Determine unique dictionary keys across rows

I have a dataframe where every row is a dictionary, however the keys in each dictionary vary. I would like to iterate over each row and get one list with all unique keys. Does anyone know how to do this?

I tried this code

np.unique(np.array(train.totals.apply(lambda x: ast.literal_eval(x).keys())))

But this yields unique combinations of dict_keys(), not unique combinations of keys.

For example, lets say I have two rows. As mentioned above, the column values for each row are a dictionary. The dictionary keys for row 1 are fruit and vegetable, and the dictionary keys for row 2 are fruit, vegetable and grain.

The code above would produce

dict_keys(['fruit','vegetable']) 

and

dict_keys(['fruit','vegetable','grain']) 

However, what I am want the output to be is just a list or array with fruit, vegetable and grain (the unique keys seen across rows).

Edit: screenshot of dataframe addedenter image description here

edit2: Code sample below

import pandas as pd 
import numpy as np
import ast

dummy_data = [['A',str({"pageviews":"1","hits":"1"})],['B',str({"pageviews":"1","visits":"1"})]]
dummy_df = pd.DataFrame(dummy_data,columns = ['ID','totals'])

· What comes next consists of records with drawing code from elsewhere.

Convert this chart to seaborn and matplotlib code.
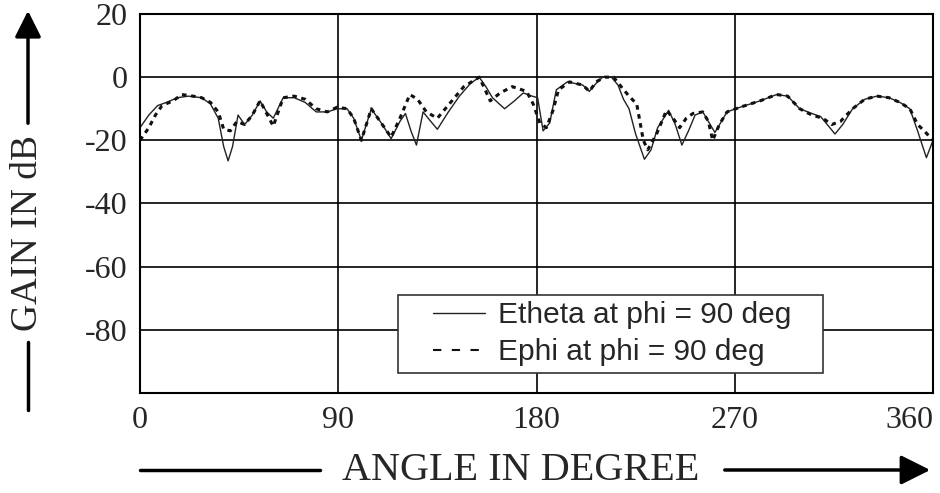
import numpy as np
import pandas as pd
import matplotlib
matplotlib.use('Agg')
import matplotlib.pyplot as plt
import seaborn as sns
from matplotlib.patches import FancyArrowPatch, Rectangle
from matplotlib.lines import Line2D

# Etheta at phi = 90 deg (solid trace)
etheta_angle = [0, 4, 8, 12, 17, 22, 28, 32, 35.5, 38, 40, 42, 44.5, 47.5, 51, 54.5, 57.5, 60.5,
                65, 70, 75, 80, 85, 89.5, 94, 97, 100.5, 105, 110, 114, 118, 120.5, 123, 125.5,
                128.5, 132, 135, 140, 145, 150, 154, 157, 160, 165.5, 170, 174, 178, 180.5, 183,
                186, 189, 194, 201, 204, 207, 210, 214, 217, 219.5, 222, 225, 229, 232, 235, 240,
                243, 246, 249, 252, 255.5, 258, 261, 266.5, 272.5, 281.5, 289, 294, 299.5, 305,
                309, 312, 315.5, 319, 323.5, 329, 334.5, 340, 345, 349.5, 353, 357, 360]
etheta_gain = [-16, -12, -9, -8, -6.5, -6, -6.5, -8.5, -13, -22, -26.5, -22, -12, -15, -12, -7.5, -11, -13,
               -6.5, -6.5, -8, -11, -11, -10, -10, -13, -20, -10, -15, -19.5, -14, -11.5, -17, -21.5,
               -11, -14, -16.5, -11, -6, -2, 0, -3, -6.5, -10, -7.5, -5, -6, -6.5, -17,
               -14.5, -4, -1.5, -2.5, -4.5, -2, 0, 0, -2.5, -7, -10, -18, -26, -23, -16, -10.5,
               -15, -21.5, -17, -12, -11, -14, -17.5, -11, -9.5, -7.5, -5.5, -6, -10, -11.5,
               -12.5, -15, -18, -15, -10, -7, -6, -6.5, -8, -10, -17, -25.5, -20]

# Ephi at phi = 90 deg (dashed trace)
ephi_angle = [0, 4, 7, 10, 15, 19, 24, 28, 32, 35.5, 38, 41, 44, 47.5, 51, 54.5, 57.5, 60.5,
              65, 70, 75, 80, 85, 89.5, 94, 97, 100.5, 105, 110, 114, 118, 122.5, 126, 130, 135,
              141, 147, 154, 159, 163.5, 169, 175.5, 178.5, 181.5, 184.5, 187.5, 190, 195, 201,
              204, 207, 211, 215, 219, 222, 225.5, 228.5, 230.5, 234.5, 239, 242, 245, 248, 251,
              255.5, 258, 260, 263, 266.5, 272.5, 281.5, 289, 294, 299.5, 305, 310, 314, 318,
              323.5, 329, 334.5, 340, 345, 349.5, 353, 356, 360]
ephi_gain = [-20, -16, -12, -9, -7.5, -5.5, -6, -6.5, -8, -11, -16.5, -17, -14, -15, -12, -7.5, -11.5, -15.5,
             -6.5, -6, -7, -10, -11, -9.5, -10, -13, -20, -10, -15, -19, -13, -5.5, -7, -11, -13,
             -8, -3, 0, -7.5, -5, -3, -4.5, -8.5, -14.5, -16, -10.5, -4, -1.5, -2.5,
             -4.5, -1.5, 0, 0, -3.5, -6, -8.5, -20, -23, -18, -10.5, -13, -16, -13, -11.5,
             -11, -14, -20, -15, -11, -9.5, -7.5, -5.5, -6, -10, -12, -13, -15, -14,
             -10, -7, -6, -6.5, -8, -10, -15, -17, -20]

x_ticks = [0, 90, 180, 270, 360]
y_ticks = [20, 0, -20, -40, -60, -80]

sns.set_style('white')
plt.rcParams['font.family'] = ['Liberation Serif', 'DejaVu Serif']
plt.rcParams['axes.unicode_minus'] = False

fig = plt.figure(figsize=(9.4, 4.93), dpi=100)
ax = fig.add_axes([140 / 940, 1 - 393 / 493, 793 / 940, 379 / 493])

sns.lineplot(x=etheta_angle, y=etheta_gain, ax=ax, color='#222222', linewidth=1.0,
             label='Etheta at phi = 90 deg', errorbar=None)
sns.lineplot(x=ephi_angle, y=ephi_gain, ax=ax, color='#111111', linewidth=2.2,
             linestyle=(0, (1.5, 1.5)), label='Ephi at phi = 90 deg', errorbar=None)

ax.set_xlim(0, 360)
ax.set_ylim(-100, 20)
ax.set_xticks(x_ticks)
ax.set_yticks(y_ticks)
ax.grid(True, color='black', linewidth=1.2)
ax.tick_params(length=0, labelsize=23, pad=9)
# last x label sits inside the right edge
ax.get_xticklabels()[-1].set_horizontalalignment('right')
for s in ax.spines.values():
    s.set_color('black')
    s.set_linewidth(1.5)
ax.set_xlabel('')
ax.set_ylabel('')

# legend: frame drawn as a box, entries placed inside it
ax.add_patch(Rectangle((0.325, 0.053), 0.536, 0.206, transform=ax.transAxes,
                       facecolor='white', edgecolor='#333333', linewidth=1.2, zorder=4))
h, l = ax.get_legend_handles_labels()
h[1] = Line2D([], [], color='#111111', linewidth=1.5, linestyle=(0, (4, 5)))
leg = ax.legend(h, l, loc='center left', bbox_to_anchor=(0.369, 0.156), frameon=False,
                handlelength=1.75, handletextpad=0.45, borderpad=0, borderaxespad=0,
                labelspacing=0.3, prop={'family': 'Liberation Sans', 'size': 21.5})
leg.set_zorder(5)

# y axis label with arrow
fig.text(28 / 940, 1 - 233 / 493, 'GAIN IN dB', rotation=90, ha='center', va='center', fontsize=27)
fig.add_artist(Line2D([28 / 940, 28 / 940], [1 - 410 / 493, 1 - 342 / 493],
                      transform=fig.transFigure, color='black', linewidth=2.5))
fig.add_artist(FancyArrowPatch((28 / 940, 1 - 126 / 493), (28 / 940, 1 - 8 / 493),
                               transform=fig.transFigure, arrowstyle='-|>', mutation_scale=40,
                               color='black', linewidth=2.5))

# x axis label with arrow
fig.text(521 / 940, 1 - 470 / 493, 'ANGLE IN DEGREE', ha='center', va='center', fontsize=29)
fig.add_artist(Line2D([140 / 940, 320 / 940], [1 - 470 / 493, 1 - 470 / 493],
                      transform=fig.transFigure, color='black', linewidth=2.5))
fig.add_artist(FancyArrowPatch((722 / 940, 1 - 470 / 493), (933 / 940, 1 - 470 / 493),
                               transform=fig.transFigure, arrowstyle='-|>', mutation_scale=45,
                               color='black', linewidth=2.5))

fig.savefig('out.png', dpi=100)
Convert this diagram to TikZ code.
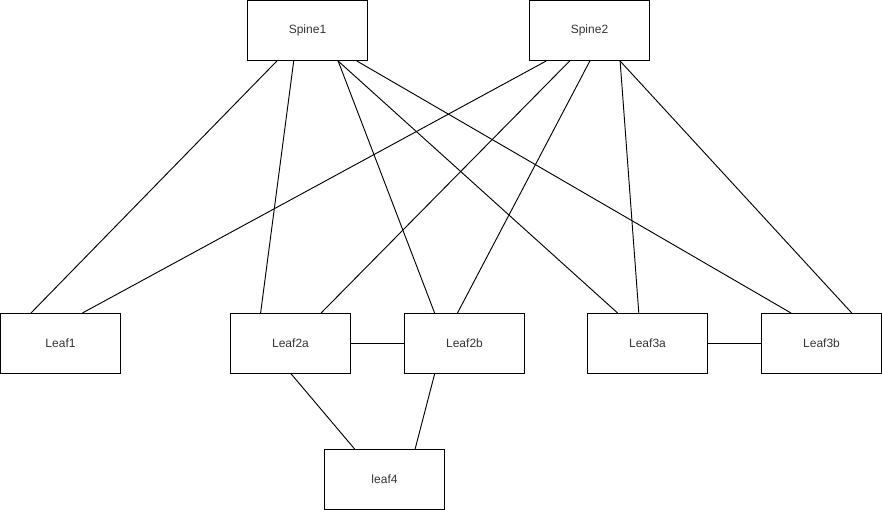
\documentclass[tikz,border=0pt]{standalone}
\usepackage{fontspec}
\setmainfont{Liberation Sans}
\usetikzlibrary{calc}
\tikzset{
  box/.style={draw=black, line width=0.75pt, minimum width=90pt, minimum height=45pt, inner sep=0pt, font=\fontsize{9}{11}\selectfont, text=black!80},
  link/.style={draw=black, line width=0.7pt}
}
\newcommand{\atbot}[2]{($(#1.south west)!#2!(#1.south east)$)}
\newcommand{\attop}[2]{($(#1.north west)!#2!(#1.north east)$)}
\begin{document}
\begin{tikzpicture}[x=0.75pt,y=-0.75pt]
\useasboundingbox (0,0) rectangle (882,510);
\node[box] (s1) at (307.5,30.5) {Spine1};
\node[box] (s2) at (589.5,30.5) {Spine2};
\node[box] (l1) at (60.5,343.5) {Leaf1};
\node[box] (l2a) at (290.5,343.5) {Leaf2a};
\node[box] (l2b) at (464.5,343.5) {Leaf2b};
\node[box] (l3a) at (647.5,343.5) {Leaf3a};
\node[box] (l3b) at (821.5,343.5) {Leaf3b};
\node[box] (l4) at (384.5,479.5) {leaf4};
% Spine1 links
\draw[link] \atbot{s1}{0.247} -- \attop{l1}{0.256};
\draw[link] \atbot{s1}{0.386} -- \attop{l2a}{0.253};
\draw[link] \atbot{s1}{0.753} -- \attop{l2b}{0.253};
\draw[link] \atbot{s1}{0.753} -- \attop{l3a}{0.253};
\draw[link] \atbot{s1}{0.908} -- \attop{l3b}{0.248};
% Spine2 links
\draw[link] \atbot{s2}{0.142} -- \attop{l1}{0.681};
\draw[link] \atbot{s2}{0.336} -- \attop{l2a}{0.753};
\draw[link] \atbot{s2}{0.503} -- \attop{l2b}{0.442};
\draw[link] \atbot{s2}{0.753} -- \attop{l3a}{0.428};
\draw[link] \atbot{s2}{0.753} -- \attop{l3b}{0.75};
% peer links
\draw[link] (l2a.east) -- (l2b.west);
\draw[link] (l3a.east) -- (l3b.west);
% leaf4
\draw[link] \atbot{l2a}{0.506} -- \attop{l4}{0.253};
\draw[link] \atbot{l2b}{0.253} -- \attop{l4}{0.753};
\end{tikzpicture}
\end{document}
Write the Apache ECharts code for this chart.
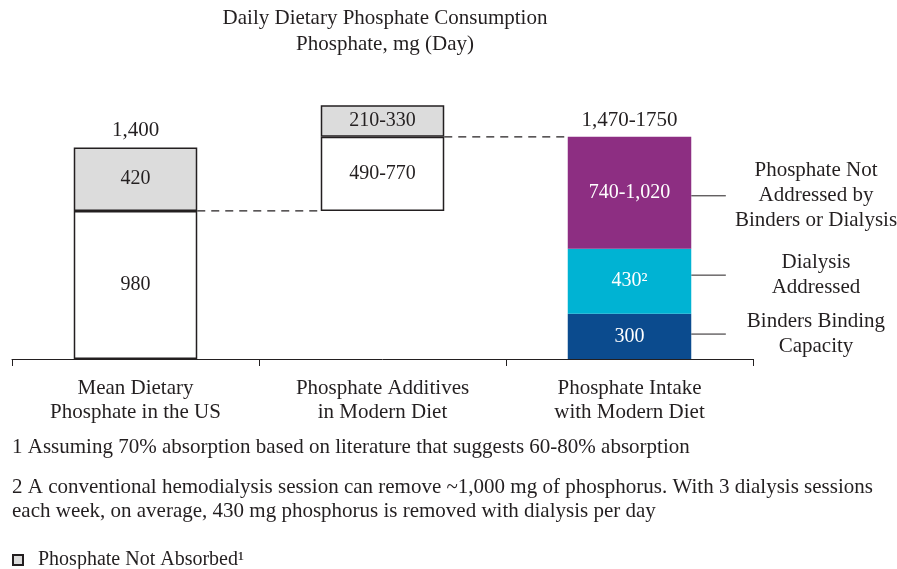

np.unique(np.array(dummy_df.totals.apply(lambda x: ast.literal_eval(x).keys())))

1 answer

  • answered 2018-11-08 00:07 juanpa.arrivillaga

    Just iterate and add to a set:

    In [1]: import pandas as pd
       ...: import numpy as np
       ...: import ast
       ...:
       ...: dummy_data = [['A',str({"pageviews":"1","hits":"1"})],['B',str({"pageviews":"1","visits":"1"})]]
       ...: dummy_df = pd.DataFrame(dummy_data,columns = ['ID','totals'])
       ...:
       ...:
    
    In [2]: dummy_df
    Out[2]:
      ID                             totals
    0  A    {'pageviews': '1', 'hits': '1'}
    1  B  {'pageviews': '1', 'visits': '1'}
    
    In [3]: uniq = set()
       ...: for x in dummy_df.totals:
       ...:     uniq.update(ast.literal_eval(x))
       ...:
    
    In [4]: uniq
    Out[4]: {'hits', 'pageviews', 'visits'}
    

    Probably the best you can do given the structure of your data.